GIVEN REQUEST: Retype these lines and no others: the line holding "Reproduce this diagram with TikZ.", the line holding "(trabajo) [title,anchor=base] at", and all lines between them. Pictures stay out.

--- --- ---

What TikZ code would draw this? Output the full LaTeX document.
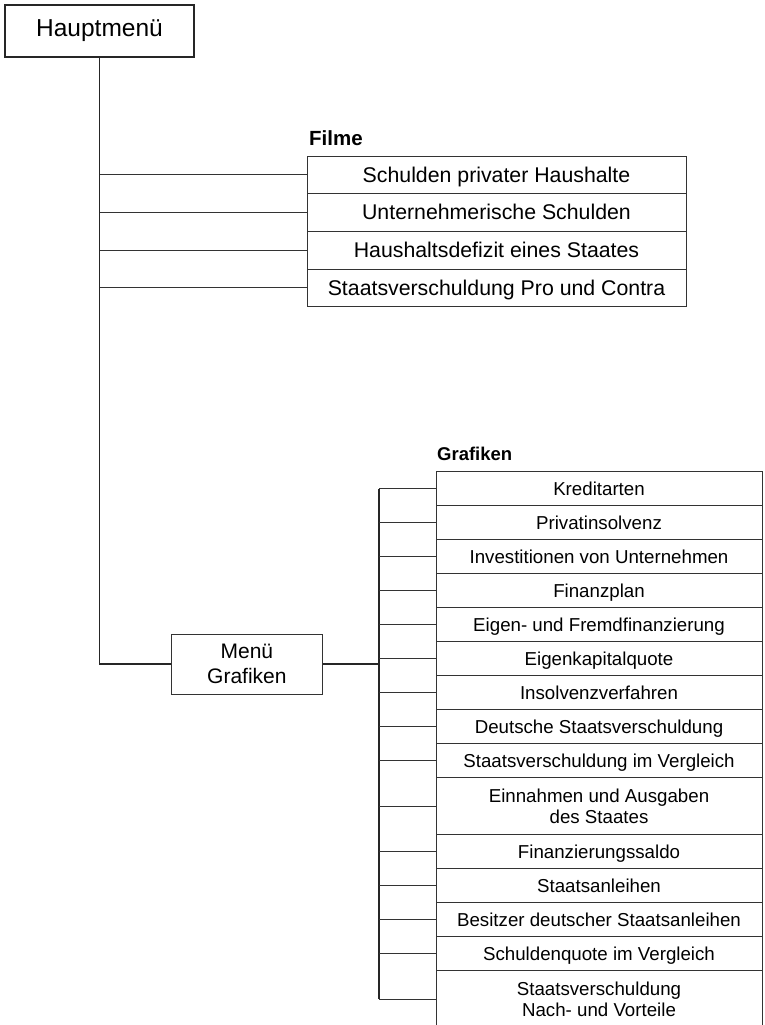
\documentclass[tikz,border=0pt]{standalone}
\usepackage{fontspec}
\setmainfont{Liberation Sans}

\begin{document}
\begin{tikzpicture}[x=1pt, y=-1pt,
  thinline/.style={draw=black!80, line width=1pt},
  busline/.style={draw=black!85, line width=1.8pt},
  mainbox/.style={draw=black!85, line width=2.4pt, minimum width=188.6pt, minimum height=51.6pt, inner sep=0pt, font=\fontsize{24.5}{28}\selectfont},
  menubox/.style={draw=black!80, line width=1pt, minimum width=151.7pt, minimum height=60pt, inner sep=0pt, align=center, font=\fontsize{21}{24.7}\selectfont},
  filmbox/.style={draw=black!80, line width=1pt, outer sep=0pt, anchor=north west, minimum width=379pt, minimum height=37.7pt, inner sep=0pt, text height=19.3pt, text depth=4.5pt, font=\fontsize{21.3}{25}\selectfont},
  grafbox/.style={draw=black!80, line width=1pt, outer sep=0pt, anchor=north west, minimum width=326pt, inner sep=0pt},
  grafrow/.style={grafbox, minimum height=34pt, text height=16.9pt, text depth=4pt, font=\fontsize{18.7}{21}\selectfont},
  grafbig/.style={grafbox, minimum height=57pt, align=center, font=\fontsize{18.7}{20.5}\selectfont},
  heading/.style={anchor=base west, inner sep=0pt, font=\bfseries}]
  \useasboundingbox (0,0) rectangle (764,1025);

  % Main menu
  \node[mainbox] (haupt) at (99.5,31) {Hauptmenü};

  % Films
  \node[heading, font=\fontsize{20.5}{23}\selectfont\bfseries] (filme) at (309,145) {Filme};
  \node[filmbox] (f1) at (307,156) {Schulden privater Haushalte};
  \node[filmbox] (f2) at (307,193.7) {Unternehmerische Schulden};
  \node[filmbox] (f3) at (307,231.3) {Haushaltsdefizit eines Staates};
  \node[filmbox] (f4) at (307,269) {Staatsverschuldung Pro und Contra};

  % Graphics submenu
  \node[menubox] (menu) at (246.9,664) {Menü\\Grafiken};

  \node[heading, font=\fontsize{18.5}{21}\selectfont\bfseries] (grafiken) at (437,460) {Grafiken};
  \node[grafrow] (g1) at (436,471.7) {Kreditarten};
  \node[grafrow] (g2) at (436,505.7) {Privatinsolvenz};
  \node[grafrow] (g3) at (436,539.7) {Investitionen von Unternehmen};
  \node[grafrow] (g4) at (436,573.7) {Finanzplan};
  \node[grafrow] (g5) at (436,607.7) {Eigen- und Fremdfinanzierung};
  \node[grafrow] (g6) at (436,641.7) {Eigenkapitalquote};
  \node[grafrow] (g7) at (436,675.7) {Insolvenzverfahren};
  \node[grafrow] (g8) at (436,709.7) {Deutsche Staatsverschuldung};
  \node[grafrow] (g9) at (436,743.7) {Staatsverschuldung im Vergleich};
  \node[grafbig] (g10) at (436,777.7) {Einnahmen und Ausgaben\\des Staates};
  \node[grafrow] (g11) at (436,834.7) {Finanzierungssaldo};
  \node[grafrow] (g12) at (436,868.7) {Staatsanleihen};
  \node[grafrow] (g13) at (436,902.7) {Besitzer deutscher Staatsanleihen};
  \node[grafrow] (g14) at (436,936.7) {Schuldenquote im Vergleich};
  \node[grafbig] (g15) at (436,970.7) {Staatsverschuldung\\Nach- und Vorteile};

  % Connectors
  \draw[busline] (haupt.south) |- (menu.west);
  \foreach \i in {1,...,4}
    \draw[thinline] (haupt.south |- f\i.west) -- (f\i.west);

  \coordinate (bus) at (379,664);
  \draw[busline] (menu.east) -- (bus);
  \draw[busline] (bus |- g1.west) -- (bus |- g15.west);
  \foreach \i in {1,...,15}
    \draw[thinline] (bus |- g\i.west) -- (g\i.west);
\end{tikzpicture}
\end{document}
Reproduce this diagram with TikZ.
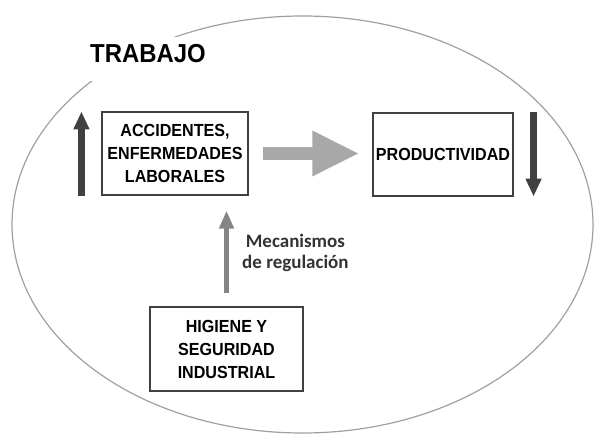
\documentclass[tikz,border=0pt]{standalone}
\usepackage{fontspec}
\setmainfont{Liberation Sans}
\newfontfamily\boxfont[FakeStretch=0.92]{Liberation Sans}
\newfontfamily\notefont{Carlito}
\usetikzlibrary{arrows.meta,positioning,calc}
\definecolor{darkarrow}{HTML}{404040}
\definecolor{midarrow}{HTML}{858585}
\definecolor{lightarrow}{HTML}{A8A8A8}
\definecolor{rim}{HTML}{A0A0A0}
\tikzset{box/.style={rectangle,draw=black!75,line width=1.1pt,align=center,
inner sep=0pt, font=\boxfont\fontsize{17.5}{23}\selectfont\bfseries},
title/.style={rectangle,fill=white,inner xsep=10pt,inner ysep=8pt,text depth=10pt,
font=\boxfont\fontsize{26}{26}\selectfont\bfseries},
note/.style={align=center,inner sep=1pt,text=black!80,
font=\notefont\fontsize{19}{21}\selectfont\bfseries},
rimline/.style={draw=rim,line width=1.2pt},
trend/.style={draw=darkarrow,line width=6.5pt,-{Triangle[width=15pt,length=18pt]}},
cause/.style={draw=lightarrow,line width=13pt,-{Triangle[width=42pt,length=47pt]}},
rule/.style={draw=midarrow,line width=5pt,-{Triangle[width=14pt,length=18pt]}}}
\begin{document}
\begin{tikzpicture}[x=1pt,y=-1pt]
  \useasboundingbox (0,0) rectangle (594,435);
  \draw [rimline] (302.5,224.5) ellipse [x radius=290.5, y radius=208.5];

  \node (trabajo) [title,anchor=base] at (148,63) {TRABAJO};

  \node (acc) [box,minimum width=146pt,minimum height=83pt] at (175,153.5)
    {ACCIDENTES,\\ENFERMEDADES\\LABORALES};
  \node (prod) [box,minimum width=140pt,minimum height=83pt] at (443,154.5)
    {PRODUCTIVIDAD};
  \node (hig) [box,minimum width=153pt,minimum height=84pt] at (226.5,349)
    {HIGIENE Y\\SEGURIDAD\\INDUSTRIAL};

  \draw [trend] ($(acc.south west)+(-20,0)$) -- ($(acc.north west)+(-20,0)$);
  \draw [trend] ($(prod.north east)+(20,0)$) -- ($(prod.south east)+(20,0)$);
  \draw [cause,shorten <=14pt,shorten >=13pt] (acc.east) -- (acc.east -| prod.west);
  \draw [rule,shorten <=13pt,shorten >=15pt] (hig.north) -- (hig.north |- acc.south);

  \node (mec) [note,anchor=west] at (241,253) {Mecanismos\\de regulación};
\end{tikzpicture}
\end{document}
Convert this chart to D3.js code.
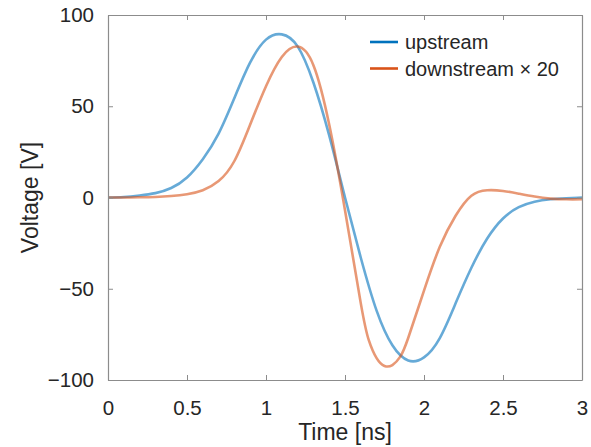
<!DOCTYPE html>
<head>
  <meta charset="utf-8">
  <script src="https://d3js.org/d3.v7.min.js"></script>
  <style>
    body { margin:0; background:#fff; }
    svg { display:block; }
    text { font-family: "Liberation Sans", Arial, sans-serif; fill:#262626; }
  </style>
</head>
<body>
  <svg width="591" height="447"></svg>
  <script>
    // upstream voltage
    var tUp = [0, 0.1, 0.2, 0.3, 0.4, 0.5, 0.6, 0.7, 0.8, 0.9, 1.0, 1.1, 1.2, 1.3, 1.4, 1.5, 1.6, 1.7, 1.8, 1.9, 2.0, 2.1, 2.2, 2.3, 2.4, 2.5, 2.6, 2.7, 2.8, 2.9, 3.0];
    var vUp = [0, 0.3, 1.1, 2.4, 5.2, 11, 21, 35, 54.5, 74, 86.5, 89.4, 82.8, 63, 34, 0, -33, -62, -81, -89.3, -87.6, -77, -58, -38.5, -22.5, -11.5, -5.3, -2.3, -1, -0.4, 0];
    // downstream voltage x 20
    var tDown = [0, 0.1, 0.2, 0.3, 0.4, 0.5, 0.6, 0.7, 0.8, 0.9, 1.0, 1.1, 1.2, 1.3, 1.4, 1.5, 1.6, 1.65, 1.7, 1.75, 1.8, 1.85, 1.9, 2.0, 2.1, 2.2, 2.3, 2.4, 2.5, 2.6, 2.7, 2.8, 2.9, 3.0];
    var vDown = [0, 0, 0.1, 0.3, 0.8, 1.8, 4, 9, 20, 40, 61, 77, 82.7, 72.5, 40, -7, -58, -78, -88, -92.3, -91.8, -87.2, -77, -51, -27, -10, 1, 4, 3.6, 2.1, 0.5, -0.6, -1, -1];

    var xTicks = [0, 0.5, 1, 1.5, 2, 2.5, 3];
    var yTicks = [-100, -50, 0, 50, 100];
    var seriesNames = ['upstream', 'downstream \u00d7 20'];
    var colors = ['#0072BD', '#D95319'];

    var margin = {top: 15, right: 9, bottom: 67, left: 108};
    var width = 591, height = 447;

    var svg = d3.select('svg');
    var x = d3.scaleLinear().domain([0, 3]).range([margin.left, width - margin.right]);
    var y = d3.scaleLinear().domain([-100, 100]).range([height - margin.bottom, margin.top]);

    var series = [
      tUp.map((t, i) => ({t: t, v: vUp[i]})),
      tDown.map((t, i) => ({t: t, v: vDown[i]}))
    ];

    var line = d3.line()
      .x(d => x(d.t))
      .y(d => y(d.v))
      .curve(d3.curveNatural);

    series.forEach((s, i) => {
      svg.append('path')
        .attr('d', line(s))
        .attr('fill', 'none')
        .attr('stroke', colors[i])
        .attr('stroke-opacity', 0.6)
        .attr('stroke-width', 2.6);
    });

    // axes: box with inward ticks on all sides
    var axisColor = '#8c8c8c';
    var axBottom = svg.append('g')
      .attr('transform', 'translate(0,' + y(-100) + ')')
      .call(d3.axisBottom(x).tickValues(xTicks).tickSizeInner(-5).tickSizeOuter(0).tickPadding(20).tickFormat(d3.format('')));
    var axTop = svg.append('g')
      .attr('transform', 'translate(0,' + y(100) + ')')
      .call(d3.axisTop(x).tickValues(xTicks).tickSizeInner(-5).tickSizeOuter(0).tickFormat(''));
    var axLeft = svg.append('g')
      .attr('transform', 'translate(' + x(0) + ',0)')
      .call(d3.axisLeft(y).tickValues(yTicks).tickSizeInner(-5).tickSizeOuter(0).tickPadding(14));
    var axRight = svg.append('g')
      .attr('transform', 'translate(' + x(3) + ',0)')
      .call(d3.axisRight(y).tickValues(yTicks).tickSizeInner(-5).tickSizeOuter(0).tickFormat(''));

    [axBottom, axTop, axLeft, axRight].forEach(g => {
      g.selectAll('.domain').attr('stroke', axisColor).attr('stroke-width', 1.2);
      g.selectAll('.tick line').attr('stroke', axisColor);
      g.selectAll('.tick text')
        .style('font-family', '"Liberation Sans", Arial, sans-serif')
        .style('font-size', '20.5px')
        .attr('fill', '#262626');
    });

    svg.append('text')
      .attr('x', (x(0) + x(3)) / 2)
      .attr('y', 440)
      .attr('text-anchor', 'middle')
      .style('font-size', '23px')
      .text('Time [ns]');

    svg.append('text')
      .attr('transform', 'translate(38,' + y(0) + ') rotate(-90)')
      .attr('text-anchor', 'middle')
      .style('font-size', '23px')
      .text('Voltage [V]');

    // legend
    var legend = svg.append('g');
    seriesNames.forEach((name, i) => {
      var ly = 42 + i * 26.5;
      legend.append('line')
        .attr('x1', 370).attr('x2', 398)
        .attr('y1', ly).attr('y2', ly)
        .attr('stroke', colors[i])
        .attr('stroke-width', 2.6);
      legend.append('text')
        .attr('x', 405)
        .attr('y', ly + 7)
        .style('font-size', '20px')
        .text(name);
    });
  </script>
</body>
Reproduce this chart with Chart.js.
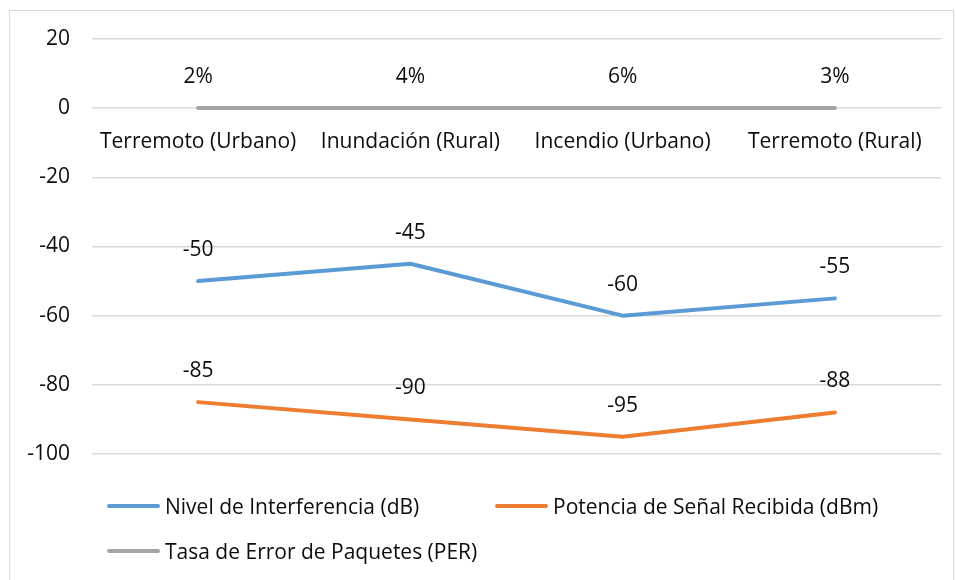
<!DOCTYPE html>
<html>
<head>
<meta charset="utf-8">
<script src="https://cdn.jsdelivr.net/npm/chart.js@4/dist/chart.umd.min.js"></script>
<style>
  html, body { margin: 0; padding: 0; background: #fff; }
  body { width: 956px; height: 580px; position: relative; overflow: hidden; font-family: "Open Sans", sans-serif; }
  #frame { position: absolute; left: 9px; top: 10px; width: 945px; height: 600px; border: 1px solid #d9d9d9; box-sizing: border-box; }
  #wrap { position: absolute; left: 0; top: 0; width: 956px; height: 580px; }
  #legend { position: absolute; left: 107px; top: 490px; display: grid; grid-template-columns: 388px 388px; row-gap: 13px; }
  .item { display: flex; align-items: center; height: 32px; font-size: 21px; color: #0d0d0d; }
  .swatch { width: 53px; height: 4px; border-radius: 2px; margin-right: 5px; }
</style>
</head>
<body>
<div id="frame"></div>
<div id="wrap"><canvas id="chart" width="956" height="580"></canvas></div>
<div id="legend"></div>
<script>
const categories = ["Terremoto (Urbano)", "Inundación (Rural)", "Incendio (Urbano)", "Terremoto (Rural)"];

const interferencia = [-50, -45, -60, -55];
const potencia = [-85, -90, -95, -88];
const per = [0.02, 0.04, 0.06, 0.03];

const seriesNames = [
  "Nivel de Interferencia (dB)",
  "Potencia de Señal Recibida (dBm)",
  "Tasa de Error de Paquetes (PER)"
];
const seriesColors = ["#5B9BD5", "#ED7D31", "#A5A5A5"];

const yTicks = [20, 0, -20, -40, -60, -80, -100];

const FONT = "Open Sans";
const FONT_SIZE = 21;
const TEXT_COLOR = "#0d0d0d";

function labelFor(datasetIndex, value) {
  if (datasetIndex === 2) return Math.round(value * 100) + "%";
  return String(value);
}

// data labels above each point, Excel style
const valueLabels = {
  id: "valueLabels",
  afterDatasetsDraw(chart) {
    const ctx = chart.ctx;
    ctx.save();
    ctx.font = FONT_SIZE + "px '" + FONT + "'";
    ctx.fillStyle = TEXT_COLOR;
    ctx.textAlign = "center";
    ctx.textBaseline = "middle";
    chart.data.datasets.forEach((ds, i) => {
      const meta = chart.getDatasetMeta(i);
      meta.data.forEach((pt, j) => {
        ctx.fillText(labelFor(i, ds.data[j]), pt.x, pt.y - 31);
      });
    });
    ctx.restore();
  }
};

function makeDataset(i, data) {
  return {
    label: seriesNames[i],
    data: data,
    borderColor: seriesColors[i],
    backgroundColor: seriesColors[i],
    borderWidth: 4,
    borderCapStyle: "round",
    borderJoinStyle: "round",
    pointRadius: 0,
    tension: 0
  };
}

new Chart(document.getElementById("chart"), {
  type: "line",
  data: {
    labels: categories,
    datasets: [
      makeDataset(0, interferencia),
      makeDataset(1, potencia),
      makeDataset(2, per)
    ]
  },
  options: {
    responsive: false,
    animation: false,
    layout: { padding: { left: 0, right: 15, top: 39, bottom: 126 } },
    plugins: {
      legend: { display: false },
      tooltip: { enabled: false }
    },
    scales: {
      x: {
        type: "category",
        offset: true,
        position: { y: 0 },
        grid: { display: false },
        border: { display: false },
        ticks: {
          font: { family: FONT, size: FONT_SIZE },
          color: TEXT_COLOR,
          padding: 13,
          maxRotation: 0,
          autoSkip: false
        }
      },
      y: {
        min: -100,
        max: 20,
        afterFit(scale) { scale.width = 92; },
        afterBuildTicks(scale) { scale.ticks = yTicks.map(v => ({ value: v })); },
        grid: { color: "#d9d9d9", lineWidth: 1.5, drawTicks: false },
        border: { display: false },
        ticks: {
          font: { family: FONT, size: FONT_SIZE },
          color: TEXT_COLOR,
          padding: 22
        }
      }
    }
  },
  plugins: [valueLabels]
});

const legend = document.getElementById("legend");
seriesNames.forEach((name, i) => {
  const item = document.createElement("div");
  item.className = "item";
  const sw = document.createElement("span");
  sw.className = "swatch";
  sw.style.background = seriesColors[i];
  const tx = document.createElement("span");
  tx.textContent = name;
  item.appendChild(sw);
  item.appendChild(tx);
  legend.appendChild(item);
});
</script>
</body>
</html>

--- --- ---

RESULT OF THIS TASK:
Reproduce this diagram with TikZ.
\documentclass[tikz,border=0pt]{standalone}
\usepackage{fontspec}
\setmainfont{Liberation Sans}
\newfontfamily\boxfont[FakeStretch=0.92]{Liberation Sans}
\newfontfamily\notefont{Carlito}
\usetikzlibrary{arrows.meta,positioning,calc}
\definecolor{darkarrow}{HTML}{404040}
\definecolor{midarrow}{HTML}{858585}
\definecolor{lightarrow}{HTML}{A8A8A8}
\definecolor{rim}{HTML}{A0A0A0}
\tikzset{box/.style={rectangle,draw=black!75,line width=1.1pt,align=center,
inner sep=0pt, font=\boxfont\fontsize{17.5}{23}\selectfont\bfseries},
title/.style={rectangle,fill=white,inner xsep=10pt,inner ysep=8pt,text depth=10pt,
font=\boxfont\fontsize{26}{26}\selectfont\bfseries},
note/.style={align=center,inner sep=1pt,text=black!80,
font=\notefont\fontsize{19}{21}\selectfont\bfseries},
rimline/.style={draw=rim,line width=1.2pt},
trend/.style={draw=darkarrow,line width=6.5pt,-{Triangle[width=15pt,length=18pt]}},
cause/.style={draw=lightarrow,line width=13pt,-{Triangle[width=42pt,length=47pt]}},
rule/.style={draw=midarrow,line width=5pt,-{Triangle[width=14pt,length=18pt]}}}
\begin{document}
\begin{tikzpicture}[x=1pt,y=-1pt]
  \useasboundingbox (0,0) rectangle (594,435);
  \draw [rimline] (302.5,224.5) ellipse [x radius=290.5, y radius=208.5];

  \node (trabajo) [title,anchor=base] at (148,63) {TRABAJO};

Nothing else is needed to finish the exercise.